Não é verdade que o destino dos bons e dos maus seja o mesmo, embora todos tenham os mesmos direitos de realizar livremente o seu destino.
O destino de uns e outros é diametralmente oposto: vida eterna – ou morte eterna; integração – ou desintegração; realização – ou desrealização.
Os bons se auto-realizam – os maus se auto-desrealizam. Ninguém tem o direito de impedir que alguém se realize pelo bem – ou se desrealize pelo mal.
Mas, perguntará alguém, para que serve então a nossa pedagogia? Se eu não posso fazer o bem a ninguém, para que esse desperdício de esforços educativos e moralizadores?
Verdade é que ninguém pode obrigar alguém a ser bom – mas o educador pode facilitar o seu educando tornar-se bom. O educador não pode condicioná-lo a ser bom, pode mostrar-lhe o caminho, pode remover obstáculos que atravancam o caminho e assim facilitar a passagem a seu educando.
Mas nunca, em hipótese alguma, pode o educador, por melhor que seja, ter a certeza de que os seus esforços convertem o educando. Perante o livre arbítrio alheio, nada é previsível; pode o melhor dos educadores ter zero resultado com o seu educando – assim como Jesus teve zero resultado com Judas.
Em face do livre arbítrio alheio, tudo é possível, nada é impossível, nada é previsível. O livre arbítrio não é uma cadeia de elos onde o elo precedente obrigue o elo subseqüente a mover-se; o livre arbítrio é um elo isolado e autônomo, independente de qualquer causador externo; não é alo-causado – é auto-causante. A única coisa certa que o educador pode e deve fazer é auto-educar a sua própria substancia a tal ponto que nenhuma circunstancia alheia o torne vaidoso, quando o resultado for positivo, nem o torne frustrado, quando o resultado for negativo.
Se um educador, auto-educado, atingir essa libertação total de si mesmo, essa total desescravização de toda e qualquer vaidade complacente em face de sucessos externos, e essa total serenidade em face de insucessos externos – então é ele um poderoso fator para crear auras propícias que facilitem outros homens a serem bons. Um homem assim pleniliberto de qualquer tirania do ego, não derrotado pela vaidade do sucesso, nem pela tristeza do insucesso – esse homem é um gigantesco acumulador de energia espiritual, quer o saiba quer não o saiba.

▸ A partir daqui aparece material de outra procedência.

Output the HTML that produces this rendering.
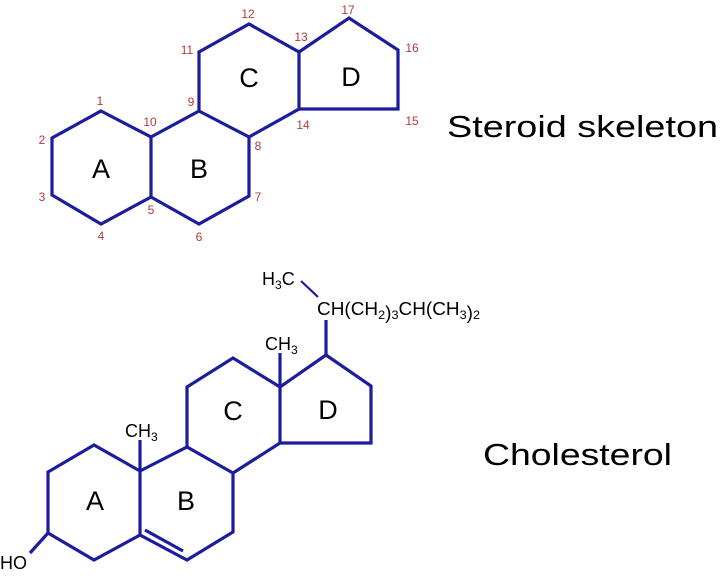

E, como nenhuma energia se perde, e todas as energias se transformam, essas energias espirituais por ele acumuladas irradiam beneficamente e podem ser captadas por outros seres livres, conhecidos ou desconhecidos, próximos ou distantes, presentes ou futuros, no planeta terra ou em alguma longínqua galáxia cósmica – e então esse homem é um grande benfeitor da humanidade telúrica ou de outras humanidades. Esse homem atua por indução, como diríamos em física, atua por transferência de energias invisíveis.
Neste sentido dizia Mahatma Gandhi: “Quando um único homem atingir a plenitude do amor, neutraliza o ódio de muitos milhões”.
“O único modo de fazer bem aos outros é ser bom” (Ramana Maharishi).
A parábola não diz que Deus extermina o joio, os maus, mas estes se exterminam a si mesmos pela não integração na Lei cósmica. Onde impera a onipotência do livre-arbítrio, é possível tanto a integração do indivíduo no Universal como também a sua desintegração, que no Evangelho se chama “morte eterna”. É um dos mais funestos erros tradicionais da nossa teologia afirmar que a alma humana é imortal, quando ela é apenas imortalizável. Nenhuma creatura é imortal; imortal é somente o Creador; as creaturas ou são mortais ou imortalizáveis.
Os que ainda pensam em termos de um Deus pessoal, individual, não se conformarão com esta verdade. Mas o Evangelho do Cristo, como também as grandes filosofias da humanidade, sabem que Deus não é uma entidade individual; Deus é a Lei cósmica universal. Os que voluntariamente se integram nessa lei se imortalizam – os que voluntariamente não se integram nela, se desintegram, ou se auto-exterminam.